GIVEN REQUEST:
Type out all the records word for word. Any pictures are to be left out.

(Source code of charts)
+--
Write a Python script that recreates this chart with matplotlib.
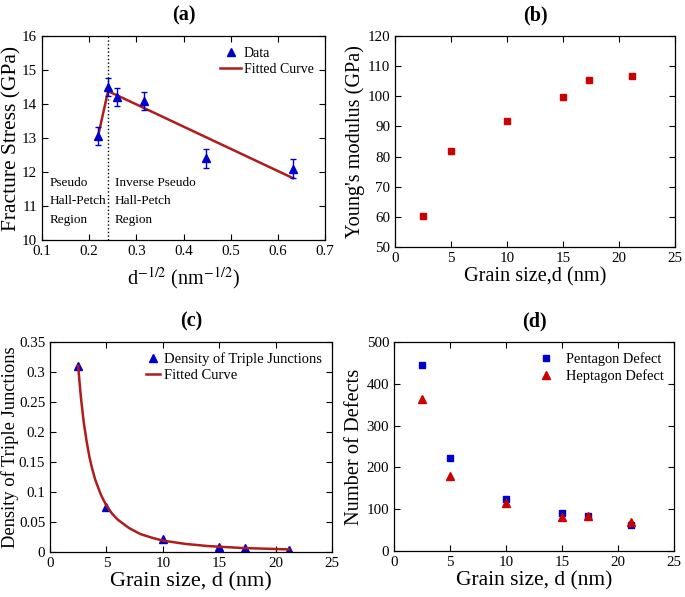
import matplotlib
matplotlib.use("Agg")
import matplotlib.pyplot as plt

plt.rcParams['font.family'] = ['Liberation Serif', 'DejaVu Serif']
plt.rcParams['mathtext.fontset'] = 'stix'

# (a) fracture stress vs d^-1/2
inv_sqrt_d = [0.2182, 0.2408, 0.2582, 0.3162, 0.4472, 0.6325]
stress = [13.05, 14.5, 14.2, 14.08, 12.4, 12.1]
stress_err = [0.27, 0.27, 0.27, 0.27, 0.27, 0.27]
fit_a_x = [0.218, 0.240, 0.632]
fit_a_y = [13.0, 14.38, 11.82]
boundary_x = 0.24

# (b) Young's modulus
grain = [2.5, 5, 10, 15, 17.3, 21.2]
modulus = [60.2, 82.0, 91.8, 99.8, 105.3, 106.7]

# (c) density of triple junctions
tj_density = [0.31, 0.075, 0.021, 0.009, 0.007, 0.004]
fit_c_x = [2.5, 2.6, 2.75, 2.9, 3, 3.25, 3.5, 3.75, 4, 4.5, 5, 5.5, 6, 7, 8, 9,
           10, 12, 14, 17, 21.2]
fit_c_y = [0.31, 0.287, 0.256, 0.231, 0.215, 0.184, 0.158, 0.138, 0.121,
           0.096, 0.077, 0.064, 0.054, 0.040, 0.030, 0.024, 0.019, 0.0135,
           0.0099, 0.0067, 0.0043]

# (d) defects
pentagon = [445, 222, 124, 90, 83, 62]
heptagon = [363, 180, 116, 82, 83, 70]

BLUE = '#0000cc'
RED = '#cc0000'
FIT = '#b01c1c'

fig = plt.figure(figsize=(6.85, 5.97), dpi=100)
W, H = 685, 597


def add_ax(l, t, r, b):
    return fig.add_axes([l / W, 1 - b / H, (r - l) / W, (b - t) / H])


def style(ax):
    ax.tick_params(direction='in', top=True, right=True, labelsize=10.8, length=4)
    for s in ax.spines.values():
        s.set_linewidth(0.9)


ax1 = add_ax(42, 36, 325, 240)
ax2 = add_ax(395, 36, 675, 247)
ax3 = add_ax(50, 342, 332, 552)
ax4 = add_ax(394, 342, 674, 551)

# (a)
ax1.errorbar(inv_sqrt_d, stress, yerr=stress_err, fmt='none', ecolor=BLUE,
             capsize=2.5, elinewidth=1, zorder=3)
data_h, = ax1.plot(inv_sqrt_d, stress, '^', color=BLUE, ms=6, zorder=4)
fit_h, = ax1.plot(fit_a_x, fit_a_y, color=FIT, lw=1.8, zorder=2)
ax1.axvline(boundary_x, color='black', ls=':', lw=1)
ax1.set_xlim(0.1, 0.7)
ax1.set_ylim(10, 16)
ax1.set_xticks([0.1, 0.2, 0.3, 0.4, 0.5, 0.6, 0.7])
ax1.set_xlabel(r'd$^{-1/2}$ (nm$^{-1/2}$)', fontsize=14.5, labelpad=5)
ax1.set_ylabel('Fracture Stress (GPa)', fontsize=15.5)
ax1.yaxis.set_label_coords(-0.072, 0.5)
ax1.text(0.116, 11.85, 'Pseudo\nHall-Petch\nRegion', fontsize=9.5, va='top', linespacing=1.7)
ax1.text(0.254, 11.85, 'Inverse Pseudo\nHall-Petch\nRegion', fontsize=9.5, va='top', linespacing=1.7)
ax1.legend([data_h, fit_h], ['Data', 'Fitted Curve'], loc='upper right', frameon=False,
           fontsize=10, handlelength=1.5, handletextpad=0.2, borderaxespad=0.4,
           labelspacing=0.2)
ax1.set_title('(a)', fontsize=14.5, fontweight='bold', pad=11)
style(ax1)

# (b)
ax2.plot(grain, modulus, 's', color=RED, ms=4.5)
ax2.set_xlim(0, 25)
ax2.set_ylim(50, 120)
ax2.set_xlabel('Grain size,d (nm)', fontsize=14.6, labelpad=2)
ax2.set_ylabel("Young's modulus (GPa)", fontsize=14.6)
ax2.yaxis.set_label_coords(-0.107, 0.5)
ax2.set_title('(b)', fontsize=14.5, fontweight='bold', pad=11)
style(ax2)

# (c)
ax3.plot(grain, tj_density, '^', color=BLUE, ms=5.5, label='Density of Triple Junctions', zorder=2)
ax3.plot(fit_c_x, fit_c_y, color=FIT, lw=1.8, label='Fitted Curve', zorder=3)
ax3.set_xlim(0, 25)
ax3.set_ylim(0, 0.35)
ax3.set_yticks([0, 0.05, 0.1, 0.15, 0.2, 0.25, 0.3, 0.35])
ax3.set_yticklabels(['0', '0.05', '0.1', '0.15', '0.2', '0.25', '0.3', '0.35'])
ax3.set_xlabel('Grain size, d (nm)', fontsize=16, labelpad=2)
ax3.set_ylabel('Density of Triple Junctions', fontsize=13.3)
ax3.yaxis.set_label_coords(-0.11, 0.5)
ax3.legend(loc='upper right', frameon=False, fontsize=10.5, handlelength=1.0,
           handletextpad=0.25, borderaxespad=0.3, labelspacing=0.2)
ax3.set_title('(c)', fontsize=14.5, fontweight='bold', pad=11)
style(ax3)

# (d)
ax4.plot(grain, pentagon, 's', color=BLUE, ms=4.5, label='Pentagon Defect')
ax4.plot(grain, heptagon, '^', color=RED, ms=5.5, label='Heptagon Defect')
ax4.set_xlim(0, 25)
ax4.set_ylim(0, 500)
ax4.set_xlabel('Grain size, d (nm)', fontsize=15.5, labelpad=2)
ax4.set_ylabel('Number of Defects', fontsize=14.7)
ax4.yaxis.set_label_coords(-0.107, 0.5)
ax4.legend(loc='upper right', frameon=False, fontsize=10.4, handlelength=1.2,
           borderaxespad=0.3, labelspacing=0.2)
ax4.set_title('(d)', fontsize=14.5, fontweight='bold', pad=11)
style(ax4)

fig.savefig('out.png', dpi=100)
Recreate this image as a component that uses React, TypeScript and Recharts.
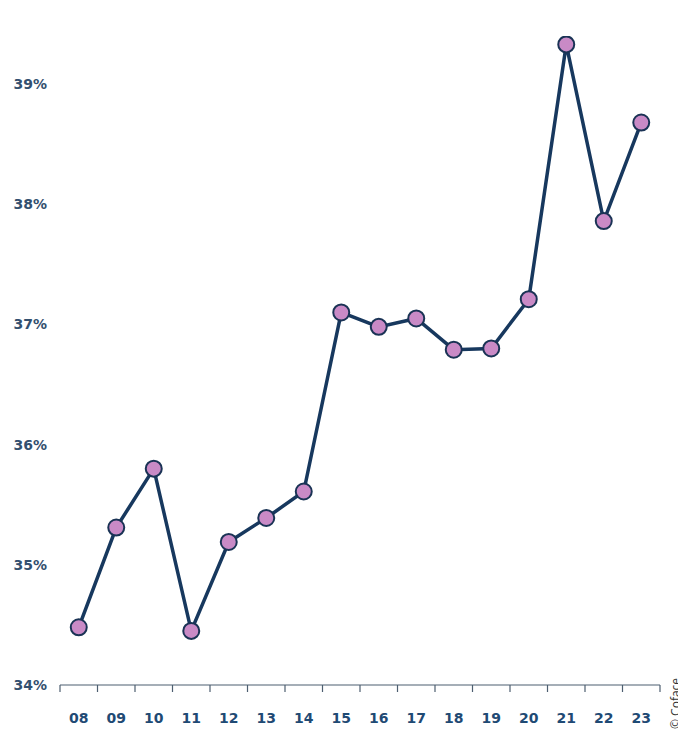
+--
FULL OUTPUT:
Write a Python script that recreates this chart with matplotlib.
import matplotlib
matplotlib.use("Agg")
import matplotlib.pyplot as plt

plt.rcParams['font.family'] = ['Liberation Serif', 'DejaVu Serif']
plt.rcParams['mathtext.fontset'] = 'stix'

# (a) fracture stress vs d^-1/2
inv_sqrt_d = [0.2182, 0.2408, 0.2582, 0.3162, 0.4472, 0.6325]
stress = [13.05, 14.5, 14.2, 14.08, 12.4, 12.1]
stress_err = [0.27, 0.27, 0.27, 0.27, 0.27, 0.27]
fit_a_x = [0.218, 0.240, 0.632]
fit_a_y = [13.0, 14.38, 11.82]
boundary_x = 0.24

# (b) Young's modulus
grain = [2.5, 5, 10, 15, 17.3, 21.2]
modulus = [60.2, 82.0, 91.8, 99.8, 105.3, 106.7]

# (c) density of triple junctions
tj_density = [0.31, 0.075, 0.021, 0.009, 0.007, 0.004]
fit_c_x = [2.5, 2.6, 2.75, 2.9, 3, 3.25, 3.5, 3.75, 4, 4.5, 5, 5.5, 6, 7, 8, 9,
           10, 12, 14, 17, 21.2]
fit_c_y = [0.31, 0.287, 0.256, 0.231, 0.215, 0.184, 0.158, 0.138, 0.121,
           0.096, 0.077, 0.064, 0.054, 0.040, 0.030, 0.024, 0.019, 0.0135,
           0.0099, 0.0067, 0.0043]

# (d) defects
pentagon = [445, 222, 124, 90, 83, 62]
heptagon = [363, 180, 116, 82, 83, 70]

BLUE = '#0000cc'
RED = '#cc0000'
FIT = '#b01c1c'

fig = plt.figure(figsize=(6.85, 5.97), dpi=100)
W, H = 685, 597


def add_ax(l, t, r, b):
    return fig.add_axes([l / W, 1 - b / H, (r - l) / W, (b - t) / H])


def style(ax):
    ax.tick_params(direction='in', top=True, right=True, labelsize=10.8, length=4)
    for s in ax.spines.values():
        s.set_linewidth(0.9)


ax1 = add_ax(42, 36, 325, 240)
ax2 = add_ax(395, 36, 675, 247)
ax3 = add_ax(50, 342, 332, 552)
ax4 = add_ax(394, 342, 674, 551)

# (a)
ax1.errorbar(inv_sqrt_d, stress, yerr=stress_err, fmt='none', ecolor=BLUE,
             capsize=2.5, elinewidth=1, zorder=3)
data_h, = ax1.plot(inv_sqrt_d, stress, '^', color=BLUE, ms=6, zorder=4)
fit_h, = ax1.plot(fit_a_x, fit_a_y, color=FIT, lw=1.8, zorder=2)
ax1.axvline(boundary_x, color='black', ls=':', lw=1)
ax1.set_xlim(0.1, 0.7)
ax1.set_ylim(10, 16)
ax1.set_xticks([0.1, 0.2, 0.3, 0.4, 0.5, 0.6, 0.7])
ax1.set_xlabel(r'd$^{-1/2}$ (nm$^{-1/2}$)', fontsize=14.5, labelpad=5)
ax1.set_ylabel('Fracture Stress (GPa)', fontsize=15.5)
ax1.yaxis.set_label_coords(-0.072, 0.5)
ax1.text(0.116, 11.85, 'Pseudo\nHall-Petch\nRegion', fontsize=9.5, va='top', linespacing=1.7)
ax1.text(0.254, 11.85, 'Inverse Pseudo\nHall-Petch\nRegion', fontsize=9.5, va='top', linespacing=1.7)
ax1.legend([data_h, fit_h], ['Data', 'Fitted Curve'], loc='upper right', frameon=False,
           fontsize=10, handlelength=1.5, handletextpad=0.2, borderaxespad=0.4,
           labelspacing=0.2)
ax1.set_title('(a)', fontsize=14.5, fontweight='bold', pad=11)
style(ax1)

# (b)
ax2.plot(grain, modulus, 's', color=RED, ms=4.5)
ax2.set_xlim(0, 25)
ax2.set_ylim(50, 120)
ax2.set_xlabel('Grain size,d (nm)', fontsize=14.6, labelpad=2)
ax2.set_ylabel("Young's modulus (GPa)", fontsize=14.6)
ax2.yaxis.set_label_coords(-0.107, 0.5)
ax2.set_title('(b)', fontsize=14.5, fontweight='bold', pad=11)
style(ax2)

# (c)
ax3.plot(grain, tj_density, '^', color=BLUE, ms=5.5, label='Density of Triple Junctions', zorder=2)
ax3.plot(fit_c_x, fit_c_y, color=FIT, lw=1.8, label='Fitted Curve', zorder=3)
ax3.set_xlim(0, 25)
ax3.set_ylim(0, 0.35)
ax3.set_yticks([0, 0.05, 0.1, 0.15, 0.2, 0.25, 0.3, 0.35])
ax3.set_yticklabels(['0', '0.05', '0.1', '0.15', '0.2', '0.25', '0.3', '0.35'])
ax3.set_xlabel('Grain size, d (nm)', fontsize=16, labelpad=2)
ax3.set_ylabel('Density of Triple Junctions', fontsize=13.3)
ax3.yaxis.set_label_coords(-0.11, 0.5)
ax3.legend(loc='upper right', frameon=False, fontsize=10.5, handlelength=1.0,
           handletextpad=0.25, borderaxespad=0.3, labelspacing=0.2)
ax3.set_title('(c)', fontsize=14.5, fontweight='bold', pad=11)
style(ax3)

# (d)
ax4.plot(grain, pentagon, 's', color=BLUE, ms=4.5, label='Pentagon Defect')
ax4.plot(grain, heptagon, '^', color=RED, ms=5.5, label='Heptagon Defect')
ax4.set_xlim(0, 25)
ax4.set_ylim(0, 500)
ax4.set_xlabel('Grain size, d (nm)', fontsize=15.5, labelpad=2)
ax4.set_ylabel('Number of Defects', fontsize=14.7)
ax4.yaxis.set_label_coords(-0.107, 0.5)
ax4.legend(loc='upper right', frameon=False, fontsize=10.4, handlelength=1.2,
           borderaxespad=0.3, labelspacing=0.2)
ax4.set_title('(d)', fontsize=14.5, fontweight='bold', pad=11)
style(ax4)

fig.savefig('out.png', dpi=100)
Recreate this image as a component that uses React, TypeScript and Recharts.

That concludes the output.